You can serve them with bread and cheese, as noted above, or fruit salad, Greek salad, potato salad, all kinds of pasta, sandwiches, grilled shrimp, cold fried chicken.
Oh, and pig. The Hogwash Rosé mentioned below came about when California winemaker Tuck Beckstoffer was asked to create a wine to go with a whole hog at a pig roast.
Rosés are wines to drink for sheer pleasure rather than profound contemplation. To sip and swallow, not slosh and spit.
Some are lightly sweet. The best, in my humble opinion, are crisp, tart, almost steely, with gobs of fruit flavors, especially refreshing when served slightly chilled, almost like white wines.
One question I’m often asked about these wines is this: How can there be rosé wine when there are no rosé grapes? It’s simple, based on the fact that even red grapes have white juice. So red wine is made by crushing red grapes and leaving the white juice soaking on the red skins until you get the deep, red color you want.

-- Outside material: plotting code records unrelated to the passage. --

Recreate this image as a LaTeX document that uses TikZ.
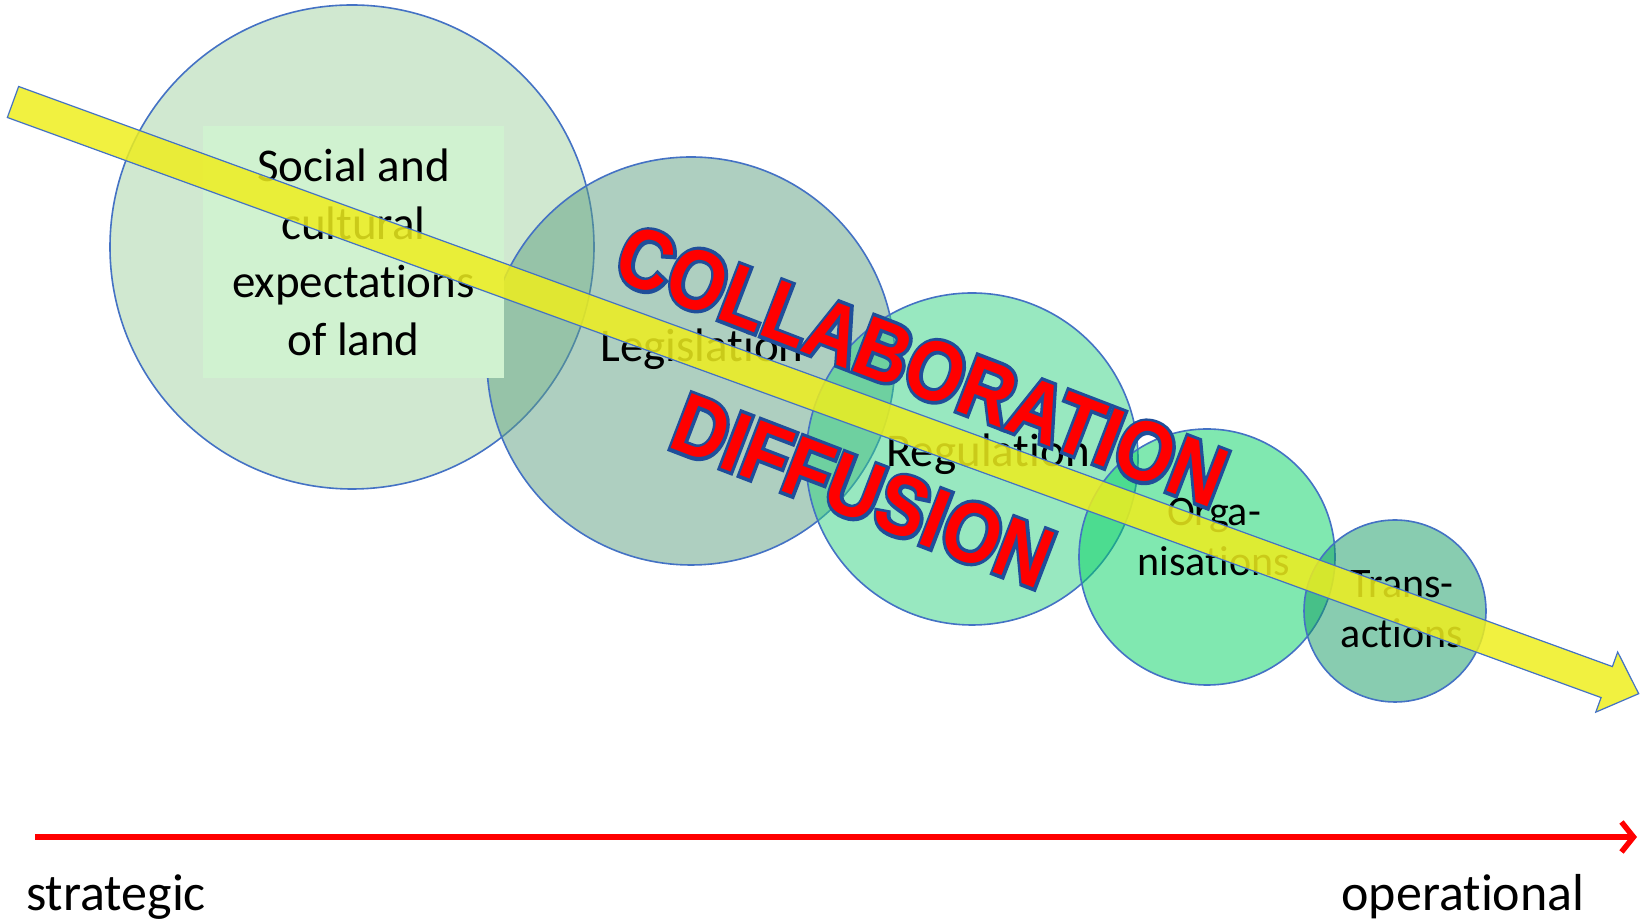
\documentclass[tikz,border=0pt]{standalone}
\usepackage{fontspec}
\setmainfont{Carlito}[Ligatures=NoCommon]
\newfontfamily\bannerfont{Liberation Sans}
\newfontfamily\bannerrimfont{Liberation Sans}[FakeBold=8]
\usetikzlibrary{arrows.meta}

\definecolor{bubbleline}{HTML}{4472C4}
\definecolor{bubbleA}{HTML}{A1D1A1}
\definecolor{bubbleB}{HTML}{5D9F81}
\definecolor{bubbleC}{HTML}{31D181}
\definecolor{bubbleD}{HTML}{01D161}
\definecolor{bubbleE}{HTML}{119961}
\definecolor{boxgreen}{HTML}{D0F2D0}
\definecolor{flowyellow}{HTML}{EEEE1E}
\definecolor{bannerred}{HTML}{FF0000}
\definecolor{bannerline}{HTML}{1F4E9A}

\begin{document}
\begin{tikzpicture}[x=1pt, y=1pt,
    bubble/.style={circle, draw=bubbleline, line width=1.6pt, fill opacity=0.5, inner sep=0pt, minimum size=#1},
    bubbletext/.style={align=center, font=\fontsize{47}{58}\selectfont},
    smalltext/.style={align=center, font=\fontsize{42}{50}\selectfont},
    banner/.style={font=\bannerfont\bfseries\fontsize{74}{74}\selectfont, text=bannerred, rotate=-21, yscale=1.15, inner sep=0pt},
    bannerrim/.style={banner, font=\bannerrimfont\bfseries\fontsize{74}{74}\selectfont, text=bannerline},
    flowarrow/.style={draw=bubbleline, line width=1.2pt, fill=flowyellow, fill opacity=0.85},
    axislabel/.style={anchor=base, font=\fontsize{52}{60}\selectfont}]
    \useasboundingbox (0,0) rectangle (1647,923);

    % Bubbles
    \node[bubble=484pt, fill=bubbleA] (social) at (352,676) {};
    \node[bubble=408pt, fill=bubbleB] (legis) at (691,562) {};
    \node[bubble=332pt, fill=bubbleC] (regul) at (972,464) {};
    \node[bubble=256pt, fill=bubbleD] (organ) at (1207,366) {};
    \node[bubble=182pt, fill=bubbleE] (trans) at (1395,312) {};

    % Bubble texts
    \node[fill=boxgreen, minimum width=301pt, minimum height=252pt, inner sep=0pt] (socialbox) at (353.5,671) {};
    \node[bubbletext] (socialtext) at (socialbox) {Social and\\cultural\\expectations\\of land};
    \node[bubbletext, anchor=base] (legistext) at (702,561) {Legislation};
    \node[bubbletext, anchor=base] (regultext) at (988,456) {Regulation};
    \node[smalltext] (organtext) at (1214,386) {Orga-\\nisations};
    \node[smalltext] (transtext) at (1402,314) {Trans-\\actions};

    % Yellow flow arrow
    \begin{scope}[shift={(13,821)}, rotate=-20]
        \draw[flowarrow] (0,16.5) -- (1696,16.5) -- (1696,32) -- (1730,0)
            -- (1696,-32) -- (1696,-16.5) -- (0,-16.5) -- cycle;
    \end{scope}

    % Banner words: dark rim underneath, red letters on top
    \node[bannerrim] (collabrim) at (922,557) {COLLABORATION};
    \node[bannerrim] (diffusrim) at (863,432) {DIFFUSION};
    \node[banner] (collab) at (collabrim) {COLLABORATION};
    \node[banner] (diffus) at (diffusrim) {DIFFUSION};

    % Axis
    \coordinate (axisstart) at (35,86);
    \coordinate (axisend) at (1637,86);
    \draw[bannerred, line width=5.5pt, -{Straight Barb[length=12pt, width=30pt]}] (axisstart) -- (axisend);
    \node[axislabel] (strategic) at (116,12) {strategic};
    \node[axislabel] (operational) at (1463,12) {operational};
\end{tikzpicture}
\end{document}
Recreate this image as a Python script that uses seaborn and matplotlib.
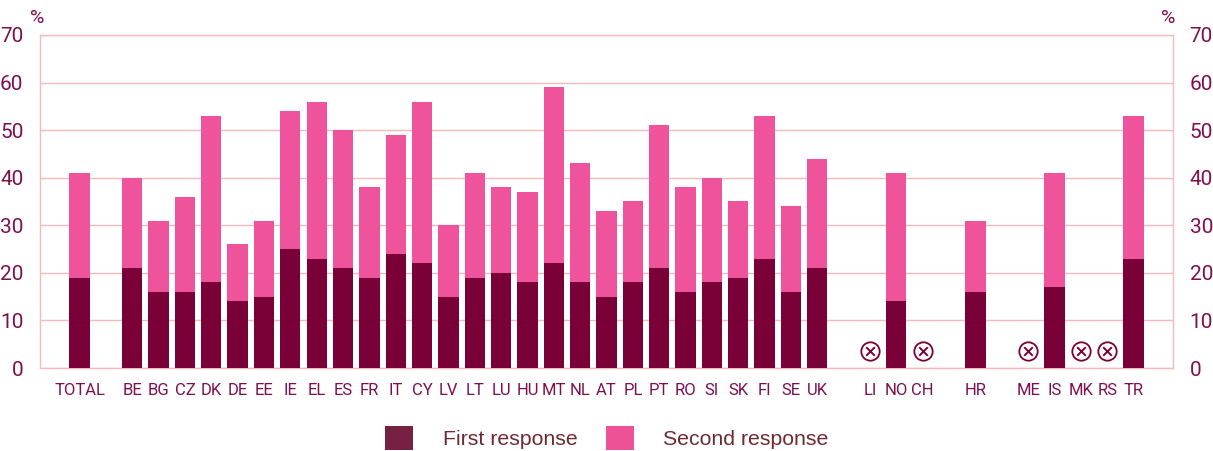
import numpy as np
import pandas as pd
import matplotlib
matplotlib.use('Agg')
import matplotlib.pyplot as plt
import seaborn as sns

# slots on the x axis, '' leaves a gap
countries = ['TOTAL', '', 'BE', 'BG', 'CZ', 'DK', 'DE', 'EE', 'IE', 'EL', 'ES', 'FR', 'IT', 'CY', 'LV', 'LT',
             'LU', 'HU', 'MT', 'NL', 'AT', 'PL', 'PT', 'RO', 'SI', 'SK', 'FI', 'SE', 'UK', '', 'LI', 'NO',
             'CH', '', 'HR', '', 'ME', 'IS', 'MK', 'RS', 'TR']
first_resp = [19, None, 21, 16, 16, 18, 14, 15, 25, 23, 21, 19, 24, 22, 15, 19,
              20, 18, 22, 18, 15, 18, 21, 16, 18, 19, 23, 16, 21, None, None, 14,
              None, None, 16, None, None, 17, None, None, 23]
second_resp = [22, None, 19, 15, 20, 35, 12, 16, 29, 33, 29, 19, 25, 34, 15, 22,
               18, 19, 37, 25, 18, 17, 30, 22, 22, 16, 30, 18, 23, None, None, 27,
               None, None, 15, None, None, 24, None, None, 30]
no_data = ['LI', 'CH', 'ME', 'MK', 'RS']
y_ticks = [0, 10, 20, 30, 40, 50, 60, 70]

dark = '#7a0038'
pink = '#ee539b'
grid_col = '#f4b9b9'
label_col = '#7f0f4f'

sns.set_theme(style='white')
plt.rcParams['font.family'] = 'Roboto'

df = pd.DataFrame({'pos': np.arange(len(countries), dtype=float),
                   'country': countries,
                   'first': pd.to_numeric(first_resp),
                   'second': pd.to_numeric(second_resp)})
bars = df.dropna(subset=['first'])

fig = plt.figure(figsize=(12.13, 4.51), dpi=100)
ax = fig.add_axes([40 / 1213, 1 - 368 / 451, (1173 - 40) / 1213, (368 - 35) / 451])

sns.barplot(data=bars, x='pos', y='first', native_scale=True, color=dark, saturation=1,
            width=0.77, ax=ax, label='First response', zorder=3, linewidth=0)
sns.barplot(data=bars, x='pos', y='second', native_scale=True, color=pink, saturation=1,
            width=0.77, ax=ax, label='Second response', bottom=bars['first'].values, zorder=3, linewidth=0)

# countries without data get a crossed circle
nd = df[df['country'].isin(no_data)].assign(mark=3.6)
sns.scatterplot(data=nd, x='pos', y='mark', ax=ax, s=175, marker='o', facecolor='white',
                edgecolor=dark, linewidth=1.3, zorder=3, legend=False)
sns.scatterplot(data=nd, x='pos', y='mark', ax=ax, s=38, marker='x', color=dark,
                linewidth=1.4, zorder=4, legend=False)

ax.set_xlim(-1.5, 41.5)
ax.set_ylim(0, 70)
ax.set_xlabel('')
ax.set_ylabel('')
ax.set_yticks(y_ticks)
ax.set_xticks(df['pos'][df['country'] != ''])
ax.set_xticklabels(df['country'][df['country'] != ''])
ax.tick_params(axis='x', length=0, pad=10.5, labelsize=12, labelcolor=label_col)
ax.tick_params(axis='y', length=0, pad=12, labelsize=15, labelcolor=label_col)
ax.grid(axis='y', color=grid_col, linewidth=1, zorder=0)
ax.set_axisbelow(True)
if ax.get_legend() is not None:
    ax.get_legend().remove()
for s in ax.spines.values():
    s.set_visible(True)
    s.set_color(grid_col)
    s.set_linewidth(1)

ax2 = ax.twinx()
ax2.set_ylim(0, 70)
ax2.set_yticks(y_ticks)
ax2.tick_params(axis='y', length=0, pad=12, labelsize=15, labelcolor=label_col)
ax2.grid(False)
for s in ax2.spines.values():
    s.set_visible(False)

fig.text(37 / 1213, 1 - 18 / 451, '%', color=label_col, fontsize=14, ha='center', va='center')
fig.text(1168 / 1213, 1 - 18 / 451, '%', color=label_col, fontsize=14, ha='center', va='center')

handles, labels = ax.get_legend_handles_labels()
leg = fig.legend(handles, labels, loc='center', bbox_to_anchor=(607 / 1213, 1 - 438 / 451), ncol=2,
                 frameon=False, prop={'family': 'Liberation Sans', 'size': 15.3}, labelcolor='#6e2a33',
                 handlelength=1.3, handleheight=1.35, handletextpad=1.4, columnspacing=1.35)
for patch, col in zip(leg.get_patches(), ['#762142', '#ee5296']):
    patch.set_facecolor(col)
    patch.set_linewidth(0)

fig.savefig('out.png', dpi=100)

And you can make rosé wine by bleeding off some of the juice early, when it has taken on only a bit of red color. This process, called the saignee method, not only produces rosé wine, but also concentrates the remaining red wine by leaving less juice soaking on the full complement of red skins.
Or you can just make white wine and add some red wine to it.
Either way, you have the perfect summer wine.
• 2008 Louis Roederer Brut Rosé Champagne, Champagne (66 percent pinot noir, 34 percent chardonnay): tiny bubbles, crisp acids, tart raspberry and citrus flavors, hint of minerals; $79.
• 2009 Schramsberg Brut Rosé, North Coast (70 percent pinot noir, 30 percent chardonnay): lively bubbles, rich and slightly sweet, with aromas and flavors of peaches, strawberries and tropical fruits; $43.
• 2013 Hogwash Rosé, by Tuck Beckstoffer, Calif. (grenache): very dry and crisp, with aromas and flavors of tart cherries, citrus and minerals; $16.